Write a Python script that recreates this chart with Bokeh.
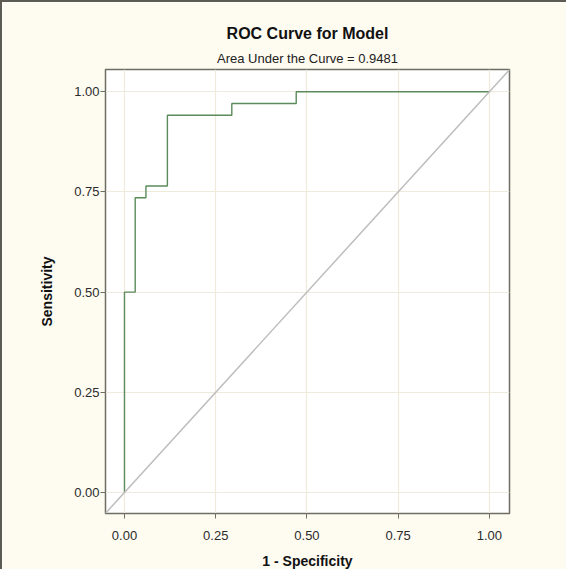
from bokeh.plotting import figure
from bokeh.models import Range1d, Title, Slope, FixedTicker, PrintfTickFormatter
from bokeh.embed import file_html
from bokeh.resources import INLINE

# ROC step curve (1 - specificity, sensitivity)
fpr = [0.0, 0.0, 0.0294, 0.0294, 0.0588, 0.0588, 0.1176, 0.1176, 0.2941, 0.2941, 0.4706, 0.4706, 1.0]
tpr = [0.0, 0.5, 0.5, 0.7353, 0.7353, 0.7647, 0.7647, 0.9412, 0.9412, 0.9706, 0.9706, 1.0, 1.0]
ticks = [0.0, 0.25, 0.5, 0.75, 1.0]
title_text = "ROC Curve for Model"
subtitle_text = "Area Under the Curve = 0.9481"

FONT = "Liberation Sans"
BG = "#FEFBF1"

p = figure(width=566, height=569, output_backend="svg", toolbar_location=None,
           x_range=Range1d(-0.052, 1.055), y_range=Range1d(-0.0525, 1.0555),
           min_border_left=103, min_border_right=59, min_border_top=67, min_border_bottom=57)
p.styles = {"border-top": "2px solid #5c5c52", "border-left": "2px solid #5c5c52"}
p.background_fill_color = "white"
p.border_fill_color = BG
p.outline_line_color = "#6e6e62"
p.outline_line_width = 1.5

p.add_layout(Title(text=subtitle_text, align="center", text_font=FONT, text_font_size="13px",
                   text_font_style="normal", text_color="#222222", offset=0, standoff=7), "above")
p.add_layout(Title(text=title_text, align="center", text_font=FONT, text_font_size="16px",
                   text_font_style="bold", text_color="#111111", offset=0, standoff=8), "above")

p.add_layout(Slope(gradient=1, y_intercept=0, line_color="#BDBDBD", line_width=1.5))
p.line(fpr, tpr, line_color="#5B8A5B", line_width=1.4)

for ax in (p.xaxis, p.yaxis):
    ax.ticker = FixedTicker(ticks=ticks)
    ax.formatter = PrintfTickFormatter(format="%.2f")
    ax.major_label_text_font = FONT
    ax.major_label_text_font_size = "13px"
    ax.major_label_text_color = "#2b2b2b"
    ax.axis_label_text_font = FONT
    ax.axis_label_text_font_size = "14px"
    ax.axis_label_text_font_style = "bold"
    ax.axis_label_text_color = "#111111"
    ax.axis_line_color = "#6e6e62"
    ax.major_tick_line_color = "#6e6e62"
    ax.major_tick_out = 5
    ax.major_tick_in = 0
    ax.minor_tick_line_color = None

p.xaxis.axis_label = "1 - Specificity"
p.yaxis.axis_label = "Sensitivity"
p.xaxis.major_label_standoff = 12
p.yaxis.major_label_standoff = 1
p.xaxis.axis_label_standoff = 10
p.yaxis.axis_label_standoff = 16

p.grid.ticker = FixedTicker(ticks=ticks)
p.grid.grid_line_color = "#EFEBDC"
p.grid.grid_line_width = 1.2

open("out.html", "w").write(file_html(p, INLINE))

——

WORK REQUIRED: Reproduce the whole listing word for word, setting aside any pictures.

SOLUTION TO THIS PROBLEM:
Write a Python script that recreates this chart with Bokeh.
from bokeh.plotting import figure
from bokeh.models import Range1d, Title, Slope, FixedTicker, PrintfTickFormatter
from bokeh.embed import file_html
from bokeh.resources import INLINE

# ROC step curve (1 - specificity, sensitivity)
fpr = [0.0, 0.0, 0.0294, 0.0294, 0.0588, 0.0588, 0.1176, 0.1176, 0.2941, 0.2941, 0.4706, 0.4706, 1.0]
tpr = [0.0, 0.5, 0.5, 0.7353, 0.7353, 0.7647, 0.7647, 0.9412, 0.9412, 0.9706, 0.9706, 1.0, 1.0]
ticks = [0.0, 0.25, 0.5, 0.75, 1.0]
title_text = "ROC Curve for Model"
subtitle_text = "Area Under the Curve = 0.9481"

FONT = "Liberation Sans"
BG = "#FEFBF1"

p = figure(width=566, height=569, output_backend="svg", toolbar_location=None,
           x_range=Range1d(-0.052, 1.055), y_range=Range1d(-0.0525, 1.0555),
           min_border_left=103, min_border_right=59, min_border_top=67, min_border_bottom=57)
p.styles = {"border-top": "2px solid #5c5c52", "border-left": "2px solid #5c5c52"}
p.background_fill_color = "white"
p.border_fill_color = BG
p.outline_line_color = "#6e6e62"
p.outline_line_width = 1.5

p.add_layout(Title(text=subtitle_text, align="center", text_font=FONT, text_font_size="13px",
                   text_font_style="normal", text_color="#222222", offset=0, standoff=7), "above")
p.add_layout(Title(text=title_text, align="center", text_font=FONT, text_font_size="16px",
                   text_font_style="bold", text_color="#111111", offset=0, standoff=8), "above")

p.add_layout(Slope(gradient=1, y_intercept=0, line_color="#BDBDBD", line_width=1.5))
p.line(fpr, tpr, line_color="#5B8A5B", line_width=1.4)

for ax in (p.xaxis, p.yaxis):
    ax.ticker = FixedTicker(ticks=ticks)
    ax.formatter = PrintfTickFormatter(format="%.2f")
    ax.major_label_text_font = FONT
    ax.major_label_text_font_size = "13px"
    ax.major_label_text_color = "#2b2b2b"
    ax.axis_label_text_font = FONT
    ax.axis_label_text_font_size = "14px"
    ax.axis_label_text_font_style = "bold"
    ax.axis_label_text_color = "#111111"
    ax.axis_line_color = "#6e6e62"
    ax.major_tick_line_color = "#6e6e62"
    ax.major_tick_out = 5
    ax.major_tick_in = 0
    ax.minor_tick_line_color = None

p.xaxis.axis_label = "1 - Specificity"
p.yaxis.axis_label = "Sensitivity"
p.xaxis.major_label_standoff = 12
p.yaxis.major_label_standoff = 1
p.xaxis.axis_label_standoff = 10
p.yaxis.axis_label_standoff = 16

p.grid.ticker = FixedTicker(ticks=ticks)
p.grid.grid_line_color = "#EFEBDC"
p.grid.grid_line_width = 1.2

open("out.html", "w").write(file_html(p, INLINE))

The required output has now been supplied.